_Your instructions_
Filter the data below for the string "Output" and copy each matching line.

_Records provided_
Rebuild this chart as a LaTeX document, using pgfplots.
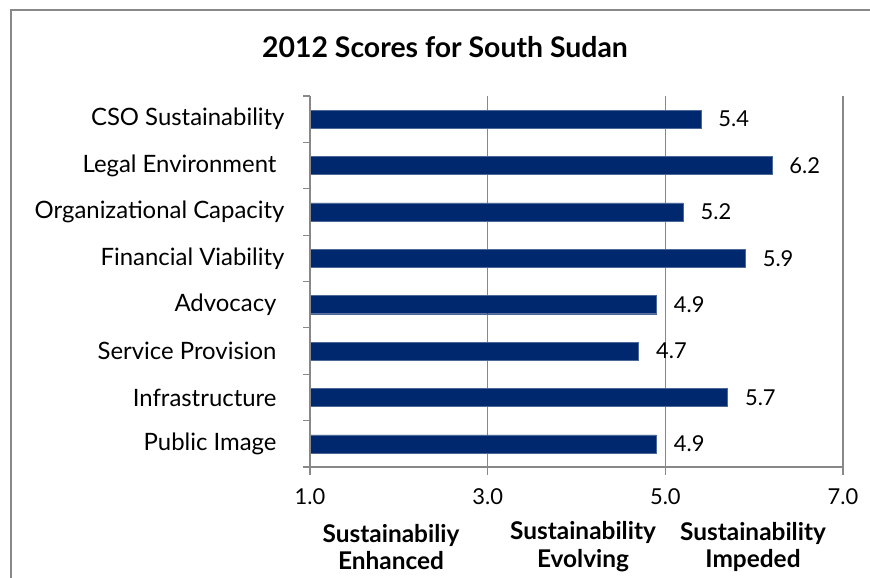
\documentclass[border=0pt]{standalone}
\usepackage{fontspec}
\setmainfont{Lato}
\usepackage{pgfplots}
\pgfplotsset{compat=1.18}
\definecolor{barblue}{RGB}{0,40,110}
\definecolor{framegray}{RGB}{136,136,136}
\newcommand{\tsp}{\rule{8bp}{0pt}}
\begin{document}
\begin{tikzpicture}[x=1bp,y=1bp]
\path[use as bounding box] (0,0) rectangle (870,578);
\draw[framegray, line width=2bp] (11,-10) -- (11,568) -- (880,568);
\node[font=\fontsize{28.5}{32}\selectfont\bfseries] at (445,531) {2012 Scores for South Sudan};
\begin{axis}[
  at={(310bp,111bp)}, anchor=south west,
  scale only axis, width=533bp, height=371bp,
  xmin=1, xmax=7, ymin=-0.5, ymax=7.5,
  axis line style={draw=none},
  axis x line*=bottom, axis y line*=left,
  xtick={1,3,5,7},
  xticklabels={1.0,3.0,5.0,7.0},
  xmajorgrids, grid style={framegray, line width=1.2bp},
  ytick={0,...,7},
  yticklabels={Public Image\tsp,Infrastructure\tsp,Service Provision\tsp,Advocacy\tsp,Financial Viability,Organizational Capacity,Legal Environment\tsp,CSO Sustainability},
  minor ytick={-0.5,0.5,...,7.5},
  tick align=outside,
  major tick length=8bp,
  minor tick length=7bp,
  tick style={framegray, line width=1.2bp},
  major y tick style={draw=none},
  yticklabel style={font=\fontsize{24}{27}\selectfont, text=black, xshift=-14bp},
  xticklabel style={font=\fontsize{22}{25}\selectfont, text=black, yshift=-10bp},
  /pgf/number format/assume math mode=true,
  clip=false,
  xbar, bar width=0.39,
  nodes near coords={\pgfmathprintnumber[fixed,fixed zerofill,precision=1]{\pgfplotspointmeta}},
  nodes near coords style={font=\fontsize{22}{25}\selectfont, text=black, xshift=14bp},
  point meta=x,
]
\addplot[fill=barblue, draw=barblue!70!white, line width=0.4bp] coordinates {
(4.9,0) (5.7,1) (4.7,2) (4.9,3) (5.9,4) (5.2,5) (6.2,6) (5.4,7)
};
\draw[framegray, line width=1.2bp] (axis cs:1,-0.5) -- (axis cs:1,7.5);
\draw[framegray, line width=1.2bp] (axis cs:1,-0.5) -- (axis cs:7,-0.5);
\end{axis}
\node[font=\fontsize{24.5}{28}\selectfont\bfseries, align=center] at (391,31) {Sustainabiliy\\Enhanced};
\node[font=\fontsize{24.5}{28}\selectfont\bfseries, align=center] at (583,31) {Sustainability\\Evolving};
\node[font=\fontsize{24.5}{28}\selectfont\bfseries, align=center] at (753,31) {Sustainability\\Impeded};
\end{tikzpicture}
\end{document}
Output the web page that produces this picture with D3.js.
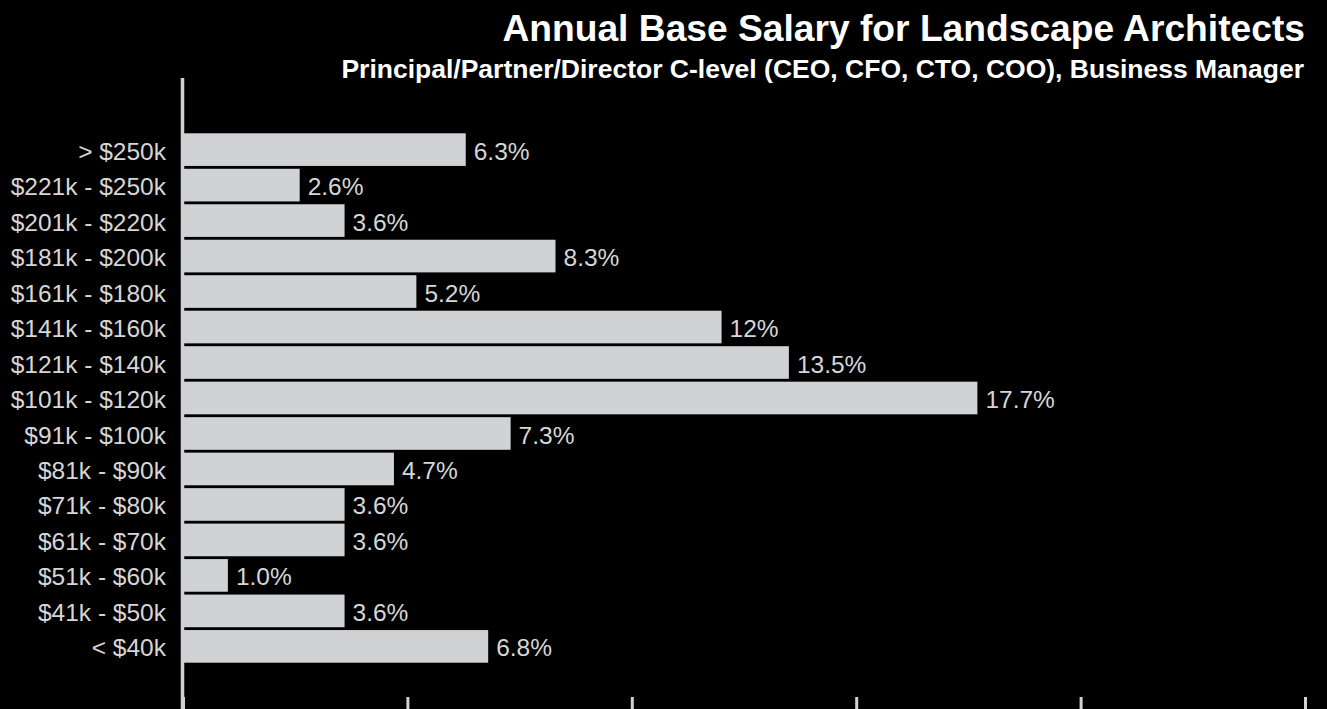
<!DOCTYPE html>
<html>
<head>
<meta charset="utf-8">
<script src="https://cdn.jsdelivr.net/npm/d3@7"></script>
<style>
  html, body { margin: 0; padding: 0; background: #000; }
  svg { display: block; }
  text { font-family: "Liberation Sans", Arial, Helvetica, sans-serif; }
</style>
</head>
<body>
<svg id="chart" width="1327" height="709"></svg>
<script>
// Salary bands, top to bottom
const categories = [
  "> $250k", "$221k - $250k", "$201k - $220k", "$181k - $200k", "$161k - $180k",
  "$141k - $160k", "$121k - $140k", "$101k - $120k", "$91k - $100k", "$81k - $90k",
  "$71k - $80k", "$61k - $70k", "$51k - $60k", "$41k - $50k", "< $40k"
];
// Share of respondents (%)
const values = [6.3, 2.6, 3.6, 8.3, 5.2, 12, 13.5, 17.7, 7.3, 4.7, 3.6, 3.6, 1.0, 3.6, 6.8];
const valueLabels = ["6.3%", "2.6%", "3.6%", "8.3%", "5.2%", "12%", "13.5%", "17.7%", "7.3%", "4.7%", "3.6%", "3.6%", "1.0%", "3.6%", "6.8%"];
const xTicks = [0, 5, 10, 15, 20, 25];

const title = "Annual Base Salary for Landscape Architects";
const subtitle = "Principal/Partner/Director C-level (CEO, CFO, CTO, COO), Business Manager";

const W = 1327, H = 709;
const svg = d3.select("#chart");

svg.append("rect").attr("width", W).attr("height", H).attr("fill", "#000");

const x = d3.scaleLinear().domain([0, 25]).range([183, 1305]);
const y = d3.scaleBand().domain(categories).range([133.3, 662.7]).paddingInner(0.08).paddingOuter(0);

const rows = categories.map((c, i) => ({ cat: c, value: values[i], label: valueLabels[i] }));

// Bars
svg.append("g").selectAll("rect")
  .data(rows)
  .join("rect")
  .attr("x", x(0))
  .attr("y", d => y(d.cat))
  .attr("width", d => x(d.value) - x(0))
  .attr("height", y.bandwidth())
  .attr("fill", "#d1d2d4");

// Value labels
svg.append("g").selectAll("text")
  .data(rows)
  .join("text")
  .attr("x", d => x(d.value) + 8)
  .attr("y", d => y(d.cat) + y.bandwidth() / 2)
  .attr("dy", "0.41em")
  .attr("font-size", 24.5)
  .attr("fill", "#d6d6d6")
  .text(d => d.label);

// Category axis
const yAxis = svg.append("g")
  .attr("transform", "translate(166,0)")
  .call(d3.axisLeft(y).tickSize(0).tickPadding(0));
yAxis.select(".domain").remove();
yAxis.selectAll("text")
  .attr("font-size", 24.5)
  .attr("dy", "0.41em")
  .attr("fill", "#d6d6d6")
  .attr("font-family", "\"Liberation Sans\", Arial, Helvetica, sans-serif");

// Value axis ticks along the bottom
const xAxis = svg.append("g")
  .attr("transform", "translate(0,697)")
  .call(d3.axisBottom(x).tickValues(xTicks).tickSize(16).tickFormat(""));
xAxis.select(".domain").remove();
xAxis.selectAll(".tick line")
  .attr("stroke", "#d1d2d4")
  .attr("stroke-width", 3);

// Vertical baseline
svg.append("line")
  .attr("x1", x(0) - 0.5).attr("x2", x(0) - 0.5)
  .attr("y1", 78).attr("y2", H)
  .attr("stroke", "#d1d2d4")
  .attr("stroke-width", 3.5);

// Titles
svg.append("text")
  .attr("x", 1305).attr("y", 41)
  .attr("text-anchor", "end")
  .attr("font-size", 37.2)
  .attr("font-weight", "bold")
  .attr("fill", "#ffffff")
  .text(title);

svg.append("text")
  .attr("x", 1304).attr("y", 78)
  .attr("text-anchor", "end")
  .attr("font-size", 26.5)
  .attr("font-weight", "bold")
  .attr("fill", "#ffffff")
  .text(subtitle);
</script>
</body>
</html>
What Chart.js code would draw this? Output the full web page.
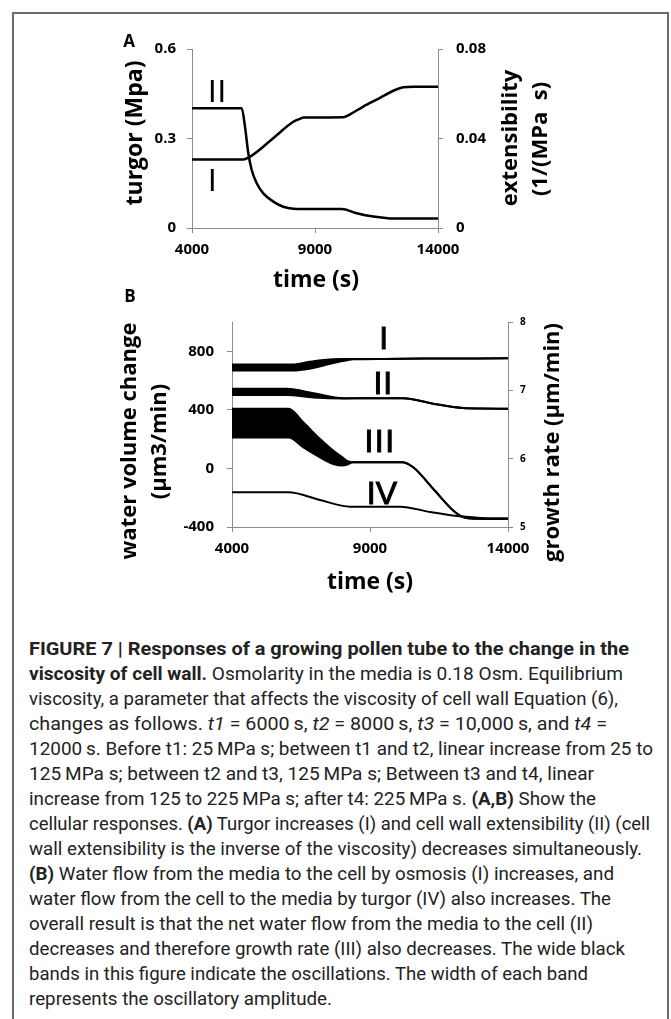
<!DOCTYPE html>
<html>
<head>
<meta charset="utf-8">
<script src="https://cdn.jsdelivr.net/npm/chart.js@4"></script>
<style>
  html, body { margin:0; padding:0; background:#fff; }
  body { width:671px; height:1019px; position:relative; overflow:hidden; }
  #frame { position:absolute; left:12px; top:12px; width:653px; height:1100px;
           border-left:2px solid #6a6a6a; border-top:2px solid #6a6a6a; border-right:2px solid #6a6a6a; }
  canvas { position:absolute; left:0; }
  #cA { top:0; }
  #cB { top:285px; }
  #caption { position:absolute; left:29px; top:637px; font-family:Roboto, sans-serif; font-size:18.5px; color:#222; }
  #caption .ln { height:25px; line-height:25px; white-space:nowrap; }
  #caption .ln span { display:inline-block; transform-origin:0 50%; }
</style>
</head>
<body>
<div id="frame"></div>
<canvas id="cA" width="671" height="300"></canvas>
<canvas id="cB" width="671" height="325"></canvas>
<div id="caption">
  <div class="ln" data-r="629"><span><b>FIGURE 7 | Responses of a growing pollen tube to the change in the</b></span></div>
  <div class="ln" data-r="623"><span><b>viscosity of cell wall.</b> Osmolarity in the media is 0.18 Osm. Equilibrium</span></div>
  <div class="ln" data-r="618"><span>viscosity, a parameter that affects the viscosity of cell wall Equation (6),</span></div>
  <div class="ln" data-r="607"><span>changes as follows. <i>t1</i> = 6000&#8201;s, <i>t2</i> = 8000&#8201;s, <i>t3</i> = 10,000&#8201;s, and <i>t4</i> =</span></div>
  <div class="ln" data-r="653"><span>12000&#8201;s. Before t1: 25&#8201;MPa s; between t1 and t2, linear increase from 25 to</span></div>
  <div class="ln" data-r="594"><span>125&#8201;MPa s; between t2 and t3, 125&#8201;MPa s; Between t3 and t4, linear</span></div>
  <div class="ln" data-r="596"><span>increase from 125 to 225&#8201;MPa s; after t4: 225&#8201;MPa s. <b>(A,B)</b> Show the</span></div>
  <div class="ln" data-r="650"><span>cellular responses. <b>(A)</b> Turgor increases (I) and cell wall extensibility (II) (cell</span></div>
  <div class="ln" data-r="642"><span>wall extensibility is the inverse of the viscosity) decreases simultaneously.</span></div>
  <div class="ln" data-r="614"><span><b>(B)</b> Water flow from the media to the cell by osmosis (I) increases, and</span></div>
  <div class="ln" data-r="611"><span>water flow from the cell to the media by turgor (IV) also increases. The</span></div>
  <div class="ln" data-r="593"><span>overall result is that the net water flow from the media to the cell (II)</span></div>
  <div class="ln" data-r="625"><span>decreases and therefore growth rate (III) also decreases. The wide black</span></div>
  <div class="ln" data-r="588"><span>bands in this figure indicate the oscillations. The width of each band</span></div>
  <div class="ln" data-r="332"><span>represents the oscillatory amplitude.</span></div>
</div>
<script>
// ---------- DATA ----------
// Panel A
const xTicks = [4000, 9000, 14000];
const xTickLabels = ['4000', '9000', '14000'];
const aLeftTicks = [0, 0.3, 0.6];
const aLeftLabels = ['0', '0.3', '0.6'];
const aRightTicks = [0, 0.04, 0.08];
const aRightLabels = ['0', '0.04', '0.08'];

const aTimeI = [4000, 6086, 6358, 7300, 8118, 8390, 8525, 10150, 10423, 10963, 11643, 12183, 12589, 13000, 14000];
const aTurgor = [0.230, 0.230, 0.239, 0.301, 0.356, 0.366, 0.370, 0.371, 0.381, 0.407, 0.436, 0.460, 0.4716, 0.4736, 0.4736];

const aTimeII = [4000, 6020, 6154, 6289, 6427, 6630, 6898, 7305, 7711, 8118, 8500, 10085, 10695, 11370, 12049, 12500, 14000];
const aExtensibility = [0.0535, 0.0535, 0.0453, 0.0334, 0.0259, 0.0200, 0.0155, 0.0118, 0.0095, 0.0086, 0.0085, 0.0085, 0.0066, 0.0051, 0.0043, 0.0042, 0.0042];

// Panel B
const bLeftTicks = [-400, 0, 400, 800];
const bLeftLabels = ['-400', '0', '400', '800'];
const bRightTicks = [5, 6, 7, 8];
const bRightLabels = ['5', '6', '7', '8'];

const bTimeI = [4000, 6200, 6800, 7312, 8000, 8400, 9500, 11000, 14000];
const bOsmosisUpper = [710, 710, 728, 741, 747, 747, 748, 750, 752];
const bOsmosisLower = [668, 668, 680, 703, 733, 745, 748, 750, 752];

const bTimeII = [4000, 6000, 6950, 8035, 9000, 10195, 11288, 12372, 13000, 14000];
const bNetUpper = [544, 544, 514, 480, 480, 480, 442, 412, 409, 408];
const bNetLower = [502, 502, 485, 478, 480, 480, 442, 412, 409, 408];

const bTimeIII = [4000, 6050, 6590, 7192, 7674, 8000, 8155, 8400, 9000, 10150, 10566, 11288, 12012, 12373, 12855, 14000];
const bGrowthUpper = [6.732, 6.732, 6.529, 6.287, 6.115, 6.021, 5.970, 5.946, 5.946, 5.946, 5.874, 5.559, 5.242, 5.146, 5.122, 5.118];
const bGrowthLower = [6.310, 6.310, 6.165, 6.019, 5.923, 5.899, 5.910, 5.946, 5.946, 5.946, 5.874, 5.559, 5.242, 5.146, 5.122, 5.118];

const bTimeIV = [4000, 6046, 7192, 8277, 10084, 11169, 12373, 13000, 14000];
const bTurgorFlow = [-163, -163, -216, -261, -261, -297, -329, -338, -340];

// ---------- HELPERS ----------
const pts = (t, v) => t.map((x, i) => ({x: x, y: v[i]}));
const setTicks = arr => (s => { s.ticks = arr.map(v => ({value: v})); });
const AXIS = '#8c8c8c';
const FAM = '"Open Sans", Lato, sans-serif';
const tickFont = {family: FAM, weight: 'bold', size: 15};

const textPlugin = {
  id: 'texts',
  afterDraw(chart, args, opts) {
    const ctx = chart.ctx;
    ctx.save();
    ctx.fillStyle = '#000';
    ctx.textAlign = 'center';
    ctx.textBaseline = 'middle';
    for (const t of (opts.titles || [])) {
      ctx.save();
      ctx.translate(t.x, t.y);
      if (t.rot) ctx.rotate(t.rot);
      ctx.font = t.font;
      ctx.fillText(t.text, 0, 0);
      ctx.restore();
    }
    for (const m of (opts.marks || [])) {
      const x = chart.scales.x.getPixelForValue(m.t);
      const y = chart.scales[m.axis].getPixelForValue(m.v);
      ctx.save();
      ctx.font = m.font;
      if ('letterSpacing' in ctx) ctx.letterSpacing = m.spacing || '0px';
      ctx.fillText(m.text, x, y);
      if (m.stroke) { ctx.lineWidth = m.stroke; ctx.strokeStyle = '#000'; ctx.strokeText(m.text, x, y); }
      ctx.restore();
    }
    ctx.restore();
  }
};

function xAxis(h) {
  return {
    type: 'linear', position: 'bottom', min: 4000, max: 14000,
    afterBuildTicks: setTicks(xTicks),
    ticks: {callback: (v, i) => xTickLabels[i], font: tickFont, color: '#000', padding: 8, maxRotation: 0, autoSkip: false},
    grid: {drawOnChartArea: false, drawTicks: true, tickLength: 5, color: AXIS},
    border: {color: AXIS, width: 1},
    afterFit: s => { s.height = h; }
  };
}
function yAxis(pos, min, max, ticks, labels, w, pad, font) {
  return {
    type: 'linear', position: pos, min: min, max: max,
    afterBuildTicks: setTicks(ticks),
    ticks: {callback: (v, i) => labels[i], font: font, color: '#000', padding: pad, autoSkip: false},
    grid: {drawOnChartArea: false, drawTicks: true, tickLength: 5, color: AXIS},
    border: {color: AXIS, width: 1},
    afterFit: s => { s.width = w; }
  };
}
const common = {
  responsive: false, animation: false, devicePixelRatio: 1,
  elements: {point: {radius: 0}, line: {cubicInterpolationMode: 'monotone', borderColor: '#000', borderCapStyle: 'round', borderJoinStyle: 'round'}},
};
const ROT = -Math.PI / 2;
const TF = 'bold 22px ' + FAM;

// ---------- CHART A ----------
new Chart(document.getElementById('cA'), {
  type: 'line',
  data: {datasets: [
    {label: 'turgor (I)', data: pts(aTimeI, aTurgor), yAxisID: 'y', borderWidth: 2.5, fill: false},
    {label: 'extensibility (II)', data: pts(aTimeII, aExtensibility), yAxisID: 'y1', borderWidth: 2.5, fill: false}
  ]},
  options: Object.assign({}, common, {
    layout: {padding: {top: 49, left: 0, right: 0, bottom: 0}},
    plugins: {
      legend: {display: false}, tooltip: {enabled: false},
      texts: {
        titles: [
          {text: 'A', x: 129, y: 42, font: 'bold 17px ' + FAM},
          {text: 'turgor (Mpa)', x: 135, y: 133, rot: ROT, font: 'bold 23px ' + FAM},
          {text: 'extensibility', x: 511, y: 138, rot: ROT, font: TF},
          {text: '(1/(MPa  s)', x: 541, y: 139, rot: ROT, font: TF},
          {text: 'time (s)', x: 316, y: 280, font: 'bold 23px ' + FAM}
        ],
        marks: [
          {text: 'II', t: 5037, v: 0.450, axis: 'y', font: '31px "Liberation Sans"', spacing: '1px'},
          {text: 'I', t: 4830, v: 0.152, axis: 'y', font: '31px "Liberation Sans"'}
        ]
      }
    },
    scales: {
      x: xAxis(72),
      y: yAxis('left', 0, 0.6, aLeftTicks, aLeftLabels, 192, 11, tickFont),
      y1: yAxis('right', 0, 0.08, aRightTicks, aRightLabels, 233, 13, tickFont)
    }
  }),
  plugins: [textPlugin]
});

// ---------- CHART B ----------
new Chart(document.getElementById('cB'), {
  type: 'line',
  data: {datasets: [
    {label: 'osmosis (I) upper', data: pts(bTimeI, bOsmosisUpper), yAxisID: 'y', borderWidth: 2, fill: false},
    {label: 'osmosis (I) lower', data: pts(bTimeI, bOsmosisLower), yAxisID: 'y', borderWidth: 2, fill: '-1', backgroundColor: '#000'},
    {label: 'net flow (II) upper', data: pts(bTimeII, bNetUpper), yAxisID: 'y', borderWidth: 2, fill: false},
    {label: 'net flow (II) lower', data: pts(bTimeII, bNetLower), yAxisID: 'y', borderWidth: 2, fill: '-1', backgroundColor: '#000'},
    {label: 'growth rate (III) upper', data: pts(bTimeIII, bGrowthUpper), yAxisID: 'y1', borderWidth: 2, fill: false},
    {label: 'growth rate (III) lower', data: pts(bTimeIII, bGrowthLower), yAxisID: 'y1', borderWidth: 2, fill: '-1', backgroundColor: '#000'},
    {label: 'turgor flow (IV)', data: pts(bTimeIV, bTurgorFlow), yAxisID: 'y', borderWidth: 2, fill: false}
  ]},
  options: Object.assign({}, common, {
    layout: {padding: {top: 37, left: 0, right: 0, bottom: 0}},
    plugins: {
      legend: {display: false}, tooltip: {enabled: false},
      texts: {
        titles: [
          {text: 'B', x: 130, y: 12.5, font: 'bold 17px ' + FAM},
          {text: 'water volume change', x: 130, y: 156, rot: ROT, font: TF},
          {text: '(\u00b5m3/min)', x: 160, y: 156.5, rot: ROT, font: TF},
          {text: 'growth rate (\u00b5m/min)', x: 552.5, y: 157.5, rot: ROT, font: TF},
          {text: 'time (s)', x: 370, y: 297, font: 'bold 23px ' + FAM}
        ],
        marks: [
          {text: 'I', t: 9495, v: 873, axis: 'y', font: '32px "Liberation Sans"', stroke: 1},
          {text: 'II', t: 9481, v: 569, axis: 'y', font: '32px "Liberation Sans"', stroke: 1, spacing: '1px'},
          {text: 'III', t: 9361, v: 175, axis: 'y', font: '32px "Liberation Sans"', stroke: 1, spacing: '1.5px'},
          {text: 'IV', t: 9433, v: -184, axis: 'y', font: '32px "Liberation Sans"', stroke: 1}
        ]
      }
    },
    scales: {
      x: xAxis(83),
      y: yAxis('left', -400, 1000, bLeftTicks, bLeftLabels, 232, 13, tickFont),
      y1: yAxis('right', 5, 8, bRightTicks, bRightLabels, 163, 7, {family: FAM, weight: 'bold', size: 10})
    }
  }),
  plugins: [textPlugin]
});

// ---------- CAPTION FIT ----------
function fitCaption() {
  const left = 29;
  document.querySelectorAll('#caption .ln').forEach(ln => {
    const sp = ln.firstElementChild;
    sp.style.transform = 'none';
    const w = sp.getBoundingClientRect().width;
    const target = parseFloat(ln.dataset.r) - left;
    if (w > 0) sp.style.transform = 'scaleX(' + (target / w) + ')';
  });
}
fitCaption();
if (document.fonts && document.fonts.ready) document.fonts.ready.then(fitCaption);
</script>
</body>
</html>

_Correct answer_
Output the web page that produces this picture with D3.js.
What Chart.js code would draw this? Output the full web page.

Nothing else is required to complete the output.